Tenants in Florida have certain rights when it comes to their security deposits. The following is an overview of the law that governs the return and/or claims to security deposits in Florida. The law Florida Statute 83, section 49, governs the process for recovering a security deposit.
Although many Landlords and Tenants are fair with each other, I have run into some uncomfortable situations. I asked my friend Russ Jacobs, a real estate attorney, to give me some rules about laws as it relates to the return of security deposits.
Q: When must a landlord return a security deposit to the tenant?
A: According to the strict procedures laid out in Florida Statute Section 83.49, the landlord must either:
a) return the security deposit within 15 days after the tenant moves out; or
b) within 30 days from the move out date and notify the tenant in Writing by
certified mail to the tenant’s last known mailing address of the landlord’s intention to impose a claim on the deposit. The Landlord must provide detailed reasons for imposing the claim.

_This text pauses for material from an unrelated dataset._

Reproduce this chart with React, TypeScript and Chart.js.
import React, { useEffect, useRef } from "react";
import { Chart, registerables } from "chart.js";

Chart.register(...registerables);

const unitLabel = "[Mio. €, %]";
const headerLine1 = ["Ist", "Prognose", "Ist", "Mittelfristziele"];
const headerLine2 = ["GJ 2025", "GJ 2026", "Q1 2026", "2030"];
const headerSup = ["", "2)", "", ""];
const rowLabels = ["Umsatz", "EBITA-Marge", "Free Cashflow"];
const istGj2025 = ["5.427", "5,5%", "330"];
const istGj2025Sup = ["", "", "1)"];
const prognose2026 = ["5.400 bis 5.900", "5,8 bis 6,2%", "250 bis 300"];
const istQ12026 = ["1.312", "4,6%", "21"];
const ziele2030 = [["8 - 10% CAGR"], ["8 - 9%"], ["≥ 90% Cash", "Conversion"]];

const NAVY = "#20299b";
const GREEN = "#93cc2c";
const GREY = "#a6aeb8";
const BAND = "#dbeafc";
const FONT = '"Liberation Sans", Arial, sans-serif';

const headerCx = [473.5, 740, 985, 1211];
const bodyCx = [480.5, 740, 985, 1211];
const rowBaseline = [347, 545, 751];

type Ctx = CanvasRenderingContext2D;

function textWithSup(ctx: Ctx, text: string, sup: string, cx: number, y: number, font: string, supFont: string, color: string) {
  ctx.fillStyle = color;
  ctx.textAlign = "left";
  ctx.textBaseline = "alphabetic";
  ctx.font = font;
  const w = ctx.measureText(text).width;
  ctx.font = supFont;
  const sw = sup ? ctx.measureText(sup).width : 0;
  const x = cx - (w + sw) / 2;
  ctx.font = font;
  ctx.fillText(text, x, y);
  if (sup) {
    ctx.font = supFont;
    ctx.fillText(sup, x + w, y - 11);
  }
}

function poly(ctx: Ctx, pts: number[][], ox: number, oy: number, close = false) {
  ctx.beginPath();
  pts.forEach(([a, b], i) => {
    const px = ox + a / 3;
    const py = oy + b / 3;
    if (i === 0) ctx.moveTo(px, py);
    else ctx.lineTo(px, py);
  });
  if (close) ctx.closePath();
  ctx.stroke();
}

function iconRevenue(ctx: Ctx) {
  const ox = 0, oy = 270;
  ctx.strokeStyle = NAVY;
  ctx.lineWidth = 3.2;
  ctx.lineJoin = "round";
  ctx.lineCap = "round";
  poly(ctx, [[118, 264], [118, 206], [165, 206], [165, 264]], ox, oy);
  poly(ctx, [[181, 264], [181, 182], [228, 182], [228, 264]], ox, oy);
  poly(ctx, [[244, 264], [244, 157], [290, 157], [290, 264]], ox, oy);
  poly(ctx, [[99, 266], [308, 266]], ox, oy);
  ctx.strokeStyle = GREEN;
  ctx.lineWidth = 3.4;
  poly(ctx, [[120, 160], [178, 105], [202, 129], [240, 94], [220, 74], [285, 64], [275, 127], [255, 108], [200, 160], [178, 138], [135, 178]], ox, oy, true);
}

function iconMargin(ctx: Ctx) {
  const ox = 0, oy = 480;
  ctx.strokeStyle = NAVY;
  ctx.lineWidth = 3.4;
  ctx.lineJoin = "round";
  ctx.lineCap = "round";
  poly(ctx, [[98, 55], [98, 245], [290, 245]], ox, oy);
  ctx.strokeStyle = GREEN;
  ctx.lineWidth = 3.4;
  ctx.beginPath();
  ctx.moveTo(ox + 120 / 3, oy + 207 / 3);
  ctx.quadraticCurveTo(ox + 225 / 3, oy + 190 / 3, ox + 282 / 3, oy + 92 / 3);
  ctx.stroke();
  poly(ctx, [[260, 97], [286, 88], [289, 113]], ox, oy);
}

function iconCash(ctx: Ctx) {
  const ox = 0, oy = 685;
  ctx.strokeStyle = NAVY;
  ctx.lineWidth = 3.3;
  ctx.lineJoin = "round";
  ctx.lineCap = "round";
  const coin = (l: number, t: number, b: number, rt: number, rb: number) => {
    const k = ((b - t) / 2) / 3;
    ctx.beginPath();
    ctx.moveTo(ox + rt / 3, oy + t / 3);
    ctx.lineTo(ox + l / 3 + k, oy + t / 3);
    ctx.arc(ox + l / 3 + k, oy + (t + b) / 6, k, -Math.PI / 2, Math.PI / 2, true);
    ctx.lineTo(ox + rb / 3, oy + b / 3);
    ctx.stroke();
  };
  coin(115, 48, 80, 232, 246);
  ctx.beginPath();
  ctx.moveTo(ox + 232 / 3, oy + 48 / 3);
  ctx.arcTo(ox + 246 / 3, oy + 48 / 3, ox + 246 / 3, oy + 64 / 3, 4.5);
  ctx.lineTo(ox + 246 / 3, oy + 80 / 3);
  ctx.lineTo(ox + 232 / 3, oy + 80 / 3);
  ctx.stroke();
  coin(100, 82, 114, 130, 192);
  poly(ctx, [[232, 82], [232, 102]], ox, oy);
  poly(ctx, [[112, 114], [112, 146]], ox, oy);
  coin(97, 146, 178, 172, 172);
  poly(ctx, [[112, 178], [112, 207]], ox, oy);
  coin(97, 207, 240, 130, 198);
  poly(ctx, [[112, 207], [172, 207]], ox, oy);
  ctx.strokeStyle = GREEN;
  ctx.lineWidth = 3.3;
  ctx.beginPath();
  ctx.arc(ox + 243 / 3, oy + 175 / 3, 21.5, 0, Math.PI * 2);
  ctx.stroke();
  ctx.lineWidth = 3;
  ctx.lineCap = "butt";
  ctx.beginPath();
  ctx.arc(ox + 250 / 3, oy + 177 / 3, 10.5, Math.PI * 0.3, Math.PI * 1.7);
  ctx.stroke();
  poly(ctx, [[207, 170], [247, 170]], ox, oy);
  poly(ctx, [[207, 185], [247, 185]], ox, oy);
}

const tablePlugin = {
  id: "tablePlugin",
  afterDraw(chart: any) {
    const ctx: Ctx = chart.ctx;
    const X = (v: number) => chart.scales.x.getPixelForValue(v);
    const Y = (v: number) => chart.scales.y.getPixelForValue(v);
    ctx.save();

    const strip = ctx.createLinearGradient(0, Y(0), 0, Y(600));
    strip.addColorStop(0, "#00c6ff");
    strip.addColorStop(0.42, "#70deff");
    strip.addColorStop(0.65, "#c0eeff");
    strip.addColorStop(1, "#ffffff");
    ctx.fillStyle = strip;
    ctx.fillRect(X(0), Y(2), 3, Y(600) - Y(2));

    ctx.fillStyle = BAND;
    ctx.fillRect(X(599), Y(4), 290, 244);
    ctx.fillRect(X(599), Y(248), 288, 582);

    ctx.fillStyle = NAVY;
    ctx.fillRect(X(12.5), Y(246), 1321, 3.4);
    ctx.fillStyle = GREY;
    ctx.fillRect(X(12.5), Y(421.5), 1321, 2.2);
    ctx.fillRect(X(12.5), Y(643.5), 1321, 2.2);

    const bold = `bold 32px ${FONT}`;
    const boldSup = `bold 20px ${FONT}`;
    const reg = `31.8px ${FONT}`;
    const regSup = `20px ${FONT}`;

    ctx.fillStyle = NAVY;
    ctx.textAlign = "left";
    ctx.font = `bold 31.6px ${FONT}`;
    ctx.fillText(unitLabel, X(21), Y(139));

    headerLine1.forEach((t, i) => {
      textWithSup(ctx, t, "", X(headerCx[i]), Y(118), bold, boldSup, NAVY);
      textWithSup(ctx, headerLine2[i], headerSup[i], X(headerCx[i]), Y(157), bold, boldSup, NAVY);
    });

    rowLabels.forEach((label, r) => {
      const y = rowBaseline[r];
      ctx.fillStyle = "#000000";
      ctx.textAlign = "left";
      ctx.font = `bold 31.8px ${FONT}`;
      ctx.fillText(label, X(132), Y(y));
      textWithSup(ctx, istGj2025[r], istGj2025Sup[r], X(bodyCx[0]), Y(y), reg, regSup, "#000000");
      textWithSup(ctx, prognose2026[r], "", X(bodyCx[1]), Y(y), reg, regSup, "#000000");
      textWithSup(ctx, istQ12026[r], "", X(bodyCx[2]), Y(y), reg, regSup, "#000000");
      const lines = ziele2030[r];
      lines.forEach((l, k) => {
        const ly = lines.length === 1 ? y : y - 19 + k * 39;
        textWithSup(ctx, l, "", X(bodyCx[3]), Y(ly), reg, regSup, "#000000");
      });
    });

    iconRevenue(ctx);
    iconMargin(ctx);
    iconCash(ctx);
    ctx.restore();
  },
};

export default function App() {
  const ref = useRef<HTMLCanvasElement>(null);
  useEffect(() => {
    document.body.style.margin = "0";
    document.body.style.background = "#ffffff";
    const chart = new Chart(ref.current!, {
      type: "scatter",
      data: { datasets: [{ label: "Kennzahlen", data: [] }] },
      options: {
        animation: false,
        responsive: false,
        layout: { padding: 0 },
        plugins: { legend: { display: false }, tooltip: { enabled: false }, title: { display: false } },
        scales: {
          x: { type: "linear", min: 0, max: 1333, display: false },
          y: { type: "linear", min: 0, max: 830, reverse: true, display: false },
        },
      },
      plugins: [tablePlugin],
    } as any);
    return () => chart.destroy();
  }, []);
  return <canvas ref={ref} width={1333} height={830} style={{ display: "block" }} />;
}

Q: What are the Tenant’s options after they receive the landlord’s written notification?
A: After the tenant receives the notification from the landlord notifying them of the intent to claim rights to the deposit held, the tenant has 15 days to object to the claim. The objection must be in writing and sent via certified mail. If the tenant fails to object within the 15 days, then the landlord may proceed to apply the security deposit to the damages claimed.

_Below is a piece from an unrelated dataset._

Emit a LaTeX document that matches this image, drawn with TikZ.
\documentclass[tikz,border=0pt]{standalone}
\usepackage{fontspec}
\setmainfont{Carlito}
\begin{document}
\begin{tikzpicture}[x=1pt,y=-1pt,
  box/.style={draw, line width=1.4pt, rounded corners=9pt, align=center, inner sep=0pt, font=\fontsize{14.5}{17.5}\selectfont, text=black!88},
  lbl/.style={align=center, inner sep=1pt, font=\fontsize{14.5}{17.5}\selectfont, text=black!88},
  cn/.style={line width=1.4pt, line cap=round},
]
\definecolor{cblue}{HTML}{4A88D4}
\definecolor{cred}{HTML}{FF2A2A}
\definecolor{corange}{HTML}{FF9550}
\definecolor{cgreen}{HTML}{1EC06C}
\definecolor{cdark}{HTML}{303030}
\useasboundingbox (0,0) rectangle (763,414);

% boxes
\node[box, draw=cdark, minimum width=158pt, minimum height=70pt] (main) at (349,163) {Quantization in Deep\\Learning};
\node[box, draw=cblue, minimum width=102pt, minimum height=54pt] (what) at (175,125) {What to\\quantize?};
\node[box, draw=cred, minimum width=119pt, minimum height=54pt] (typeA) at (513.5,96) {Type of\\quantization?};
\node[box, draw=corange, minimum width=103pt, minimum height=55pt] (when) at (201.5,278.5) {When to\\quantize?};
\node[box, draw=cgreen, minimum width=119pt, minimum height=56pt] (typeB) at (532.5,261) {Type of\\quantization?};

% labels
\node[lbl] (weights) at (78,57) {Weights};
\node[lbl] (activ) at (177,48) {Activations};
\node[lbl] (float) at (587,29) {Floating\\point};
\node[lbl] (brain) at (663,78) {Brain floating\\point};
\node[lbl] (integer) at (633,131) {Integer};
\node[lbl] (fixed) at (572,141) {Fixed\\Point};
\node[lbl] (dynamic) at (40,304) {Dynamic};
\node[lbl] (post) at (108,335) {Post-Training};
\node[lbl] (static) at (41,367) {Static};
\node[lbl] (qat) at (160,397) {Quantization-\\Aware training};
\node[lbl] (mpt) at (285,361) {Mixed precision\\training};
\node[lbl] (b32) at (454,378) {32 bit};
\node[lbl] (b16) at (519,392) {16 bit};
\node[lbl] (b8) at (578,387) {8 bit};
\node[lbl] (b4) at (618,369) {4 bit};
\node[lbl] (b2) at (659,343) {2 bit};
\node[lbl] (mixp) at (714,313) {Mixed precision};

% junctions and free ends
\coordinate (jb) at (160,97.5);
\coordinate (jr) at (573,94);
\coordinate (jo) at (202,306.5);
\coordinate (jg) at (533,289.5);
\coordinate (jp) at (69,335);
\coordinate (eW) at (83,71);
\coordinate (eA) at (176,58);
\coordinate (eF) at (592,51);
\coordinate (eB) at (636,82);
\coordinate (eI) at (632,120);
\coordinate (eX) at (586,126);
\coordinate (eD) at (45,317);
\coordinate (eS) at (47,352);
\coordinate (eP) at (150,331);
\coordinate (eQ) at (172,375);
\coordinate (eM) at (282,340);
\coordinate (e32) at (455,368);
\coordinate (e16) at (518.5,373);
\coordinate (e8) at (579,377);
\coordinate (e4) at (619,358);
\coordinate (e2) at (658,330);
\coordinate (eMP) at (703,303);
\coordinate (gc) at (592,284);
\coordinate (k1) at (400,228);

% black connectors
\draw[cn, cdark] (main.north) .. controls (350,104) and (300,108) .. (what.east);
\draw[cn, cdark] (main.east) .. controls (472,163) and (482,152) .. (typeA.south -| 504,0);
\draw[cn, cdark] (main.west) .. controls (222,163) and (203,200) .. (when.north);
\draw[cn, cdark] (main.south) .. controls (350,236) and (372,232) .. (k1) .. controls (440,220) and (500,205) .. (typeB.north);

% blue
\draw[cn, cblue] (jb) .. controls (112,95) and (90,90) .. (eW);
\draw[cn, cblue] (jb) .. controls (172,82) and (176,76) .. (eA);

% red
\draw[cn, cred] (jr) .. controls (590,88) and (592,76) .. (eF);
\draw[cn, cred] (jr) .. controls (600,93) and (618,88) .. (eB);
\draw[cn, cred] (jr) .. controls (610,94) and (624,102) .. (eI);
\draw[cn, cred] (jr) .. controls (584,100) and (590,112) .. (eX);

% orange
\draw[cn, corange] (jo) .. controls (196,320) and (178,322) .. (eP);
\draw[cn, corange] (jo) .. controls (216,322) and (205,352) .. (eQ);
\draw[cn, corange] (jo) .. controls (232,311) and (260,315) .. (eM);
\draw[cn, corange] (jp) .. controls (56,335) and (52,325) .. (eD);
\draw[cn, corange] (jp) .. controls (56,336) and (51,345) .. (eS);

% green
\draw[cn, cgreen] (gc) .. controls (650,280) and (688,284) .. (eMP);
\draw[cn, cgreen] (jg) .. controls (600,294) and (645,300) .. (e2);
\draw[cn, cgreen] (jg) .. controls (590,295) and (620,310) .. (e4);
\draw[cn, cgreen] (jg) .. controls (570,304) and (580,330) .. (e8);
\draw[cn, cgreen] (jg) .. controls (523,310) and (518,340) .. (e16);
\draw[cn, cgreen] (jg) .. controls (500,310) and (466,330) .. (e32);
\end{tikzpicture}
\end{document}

Q: What happens when the Landlord fails to give the required notice within the 30-day period?
A: The landlord forfeits the right to make a claim upon the security deposit and may not seek a setoff against the deposit, however the Landlord may file an action for damages in a court of law after the return of the deposit. But, the most important point is that regardless of whether Landlord has legitimate reasons to claim rights to the security deposit, landlord must act within the required time period or return the deposit to the tenant.
Q: What happens when the Landlord neither notifies nor returns the deposit to the tenant within the required period in Florida or where there is a dispute over the amount due?
A: When the landlord fails to return the deposit or there is a dispute over the amount due, the tenant may proceed to file a lawsuit. The tenant can either hire a landlord-tenant attorney or file without an attorney. If the amount intended to be recovered is less than $5,000, the tenant can file lawsuit in a Florida Small claims court.>Under Florida law, if either the landlord or the tenant files lawsuit to claim rights to the security deposit, the prevailing party has the right to recover his or her court costs plus a reasonable fee for his or her attorney. Landlords or Tenants who fail to follow the required procedures outlined above might find themselves in situations where court costs and attorney’s fees might be significantly more than the amount of the security deposit.
Ensure that you have a knowledgeable realtor and attorney, so in the event there are issues with the security deposit, there are people in your corner.